* Request *
Set down the data below without change, skipping the pictures it holds.

* Supplied information *
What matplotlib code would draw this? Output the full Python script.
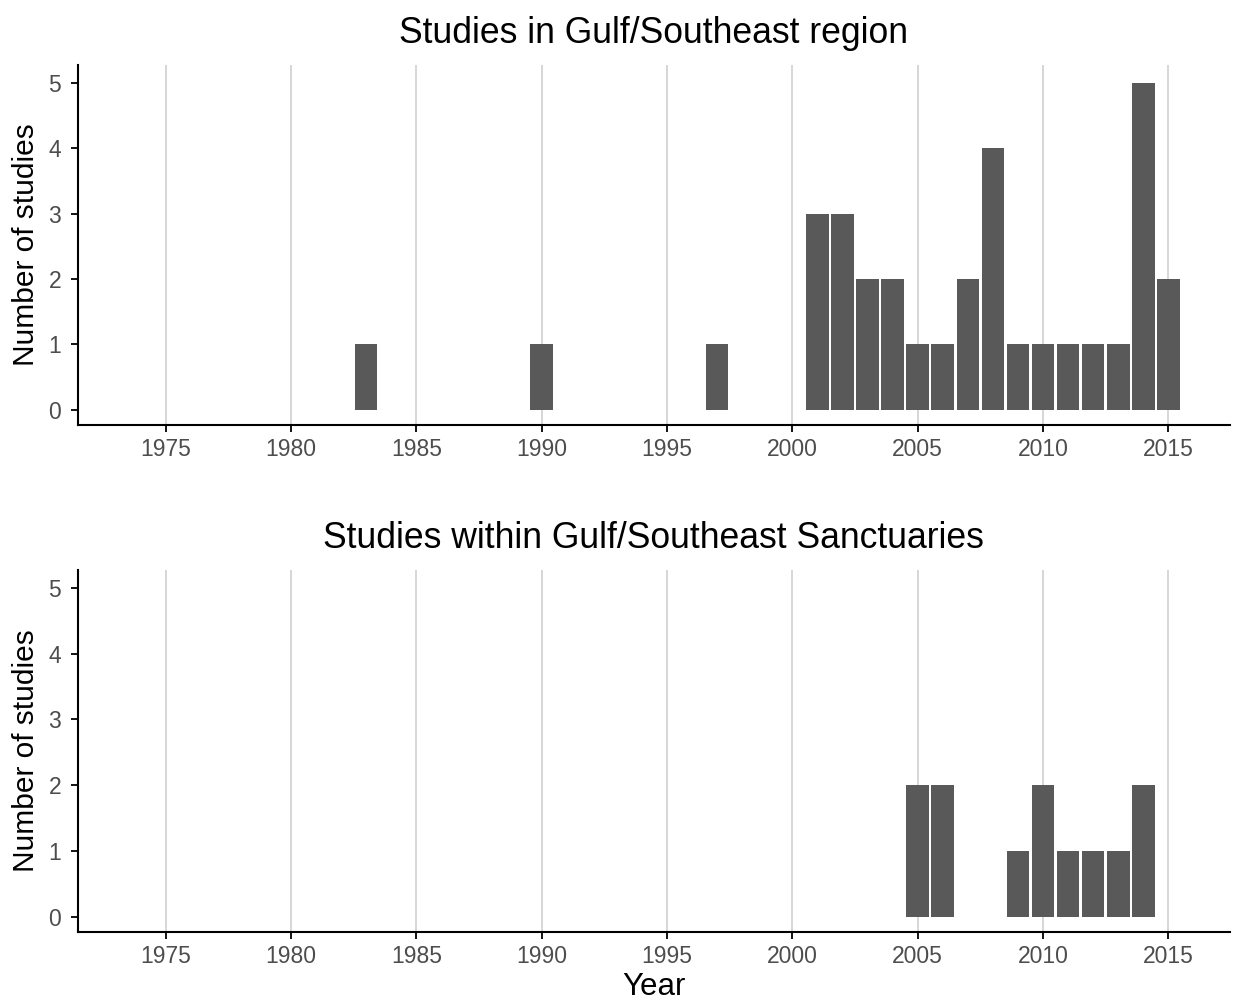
import numpy as np
import matplotlib.pyplot as plt

plt.rcParams['font.family'] = ['Liberation Sans', 'DejaVu Sans']

# studies per year, Gulf/Southeast region
region_years = [1983, 1990, 1997, 2001, 2002, 2003, 2004, 2005, 2006, 2007,
                2008, 2009, 2010, 2011, 2012, 2013, 2014, 2015]
region_counts = [1, 1, 1, 3, 3, 2, 2, 1, 1, 2, 4, 1, 1, 1, 1, 1, 5, 2]

# studies per year within sanctuaries
sanct_years = [2005, 2006, 2009, 2010, 2011, 2012, 2013, 2014]
sanct_counts = [2, 2, 1, 2, 1, 1, 1, 2]

xticks = [1975, 1980, 1985, 1990, 1995, 2000, 2005, 2010, 2015]

fig = plt.figure(figsize=(12.36, 10.02), dpi=100)
ax1 = fig.add_axes([0.063, 0.576, 0.932, 0.359])
ax2 = fig.add_axes([0.063, 0.070, 0.932, 0.361])

panels = [(ax1, region_years, region_counts, 'Studies in Gulf/Southeast region'),
          (ax2, sanct_years, sanct_counts, 'Studies within Gulf/Southeast Sanctuaries')]

for ax, yrs, cnt, title in panels:
    ax.bar(yrs, cnt, width=0.9, color='#595959', zorder=3)
    ax.set_xlim(1971.5, 2017.45)
    ax.set_ylim(-0.23, 5.27)
    ax.set_xticks(xticks)
    ax.set_yticks(range(6))
    ax.grid(axis='x', color='#d0d0d0', linewidth=1.2, zorder=0)
    for s in ['top', 'right']:
        ax.spines[s].set_visible(False)
    for s in ['left', 'bottom']:
        ax.spines[s].set_linewidth(1.5)
    ax.tick_params(labelsize=16.5, labelcolor='#4d4d4d', color='black',
                   length=5, width=1.3)
    ax.tick_params(axis='x', pad=4.5)
    ax.tick_params(axis='y', pad=7)
    ax.set_ylabel('Number of studies', fontsize=21.5, labelpad=6)
    ax.set_title(title, fontsize=25.6, pad=16)

ax2.set_xlabel('Year', fontsize=22.5, labelpad=3)

fig.savefig('out.png', dpi=100)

* Result of this task *
What matplotlib code would draw this? Output the full Python script.
import numpy as np
import matplotlib.pyplot as plt

plt.rcParams['font.family'] = ['Liberation Sans', 'DejaVu Sans']

# studies per year, Gulf/Southeast region
region_years = [1983, 1990, 1997, 2001, 2002, 2003, 2004, 2005, 2006, 2007,
                2008, 2009, 2010, 2011, 2012, 2013, 2014, 2015]
region_counts = [1, 1, 1, 3, 3, 2, 2, 1, 1, 2, 4, 1, 1, 1, 1, 1, 5, 2]

# studies per year within sanctuaries
sanct_years = [2005, 2006, 2009, 2010, 2011, 2012, 2013, 2014]
sanct_counts = [2, 2, 1, 2, 1, 1, 1, 2]

xticks = [1975, 1980, 1985, 1990, 1995, 2000, 2005, 2010, 2015]

fig = plt.figure(figsize=(12.36, 10.02), dpi=100)
ax1 = fig.add_axes([0.063, 0.576, 0.932, 0.359])
ax2 = fig.add_axes([0.063, 0.070, 0.932, 0.361])

panels = [(ax1, region_years, region_counts, 'Studies in Gulf/Southeast region'),
          (ax2, sanct_years, sanct_counts, 'Studies within Gulf/Southeast Sanctuaries')]

for ax, yrs, cnt, title in panels:
    ax.bar(yrs, cnt, width=0.9, color='#595959', zorder=3)
    ax.set_xlim(1971.5, 2017.45)
    ax.set_ylim(-0.23, 5.27)
    ax.set_xticks(xticks)
    ax.set_yticks(range(6))
    ax.grid(axis='x', color='#d0d0d0', linewidth=1.2, zorder=0)
    for s in ['top', 'right']:
        ax.spines[s].set_visible(False)
    for s in ['left', 'bottom']:
        ax.spines[s].set_linewidth(1.5)
    ax.tick_params(labelsize=16.5, labelcolor='#4d4d4d', color='black',
                   length=5, width=1.3)
    ax.tick_params(axis='x', pad=4.5)
    ax.tick_params(axis='y', pad=7)
    ax.set_ylabel('Number of studies', fontsize=21.5, labelpad=6)
    ax.set_title(title, fontsize=25.6, pad=16)

ax2.set_xlabel('Year', fontsize=22.5, labelpad=3)

fig.savefig('out.png', dpi=100)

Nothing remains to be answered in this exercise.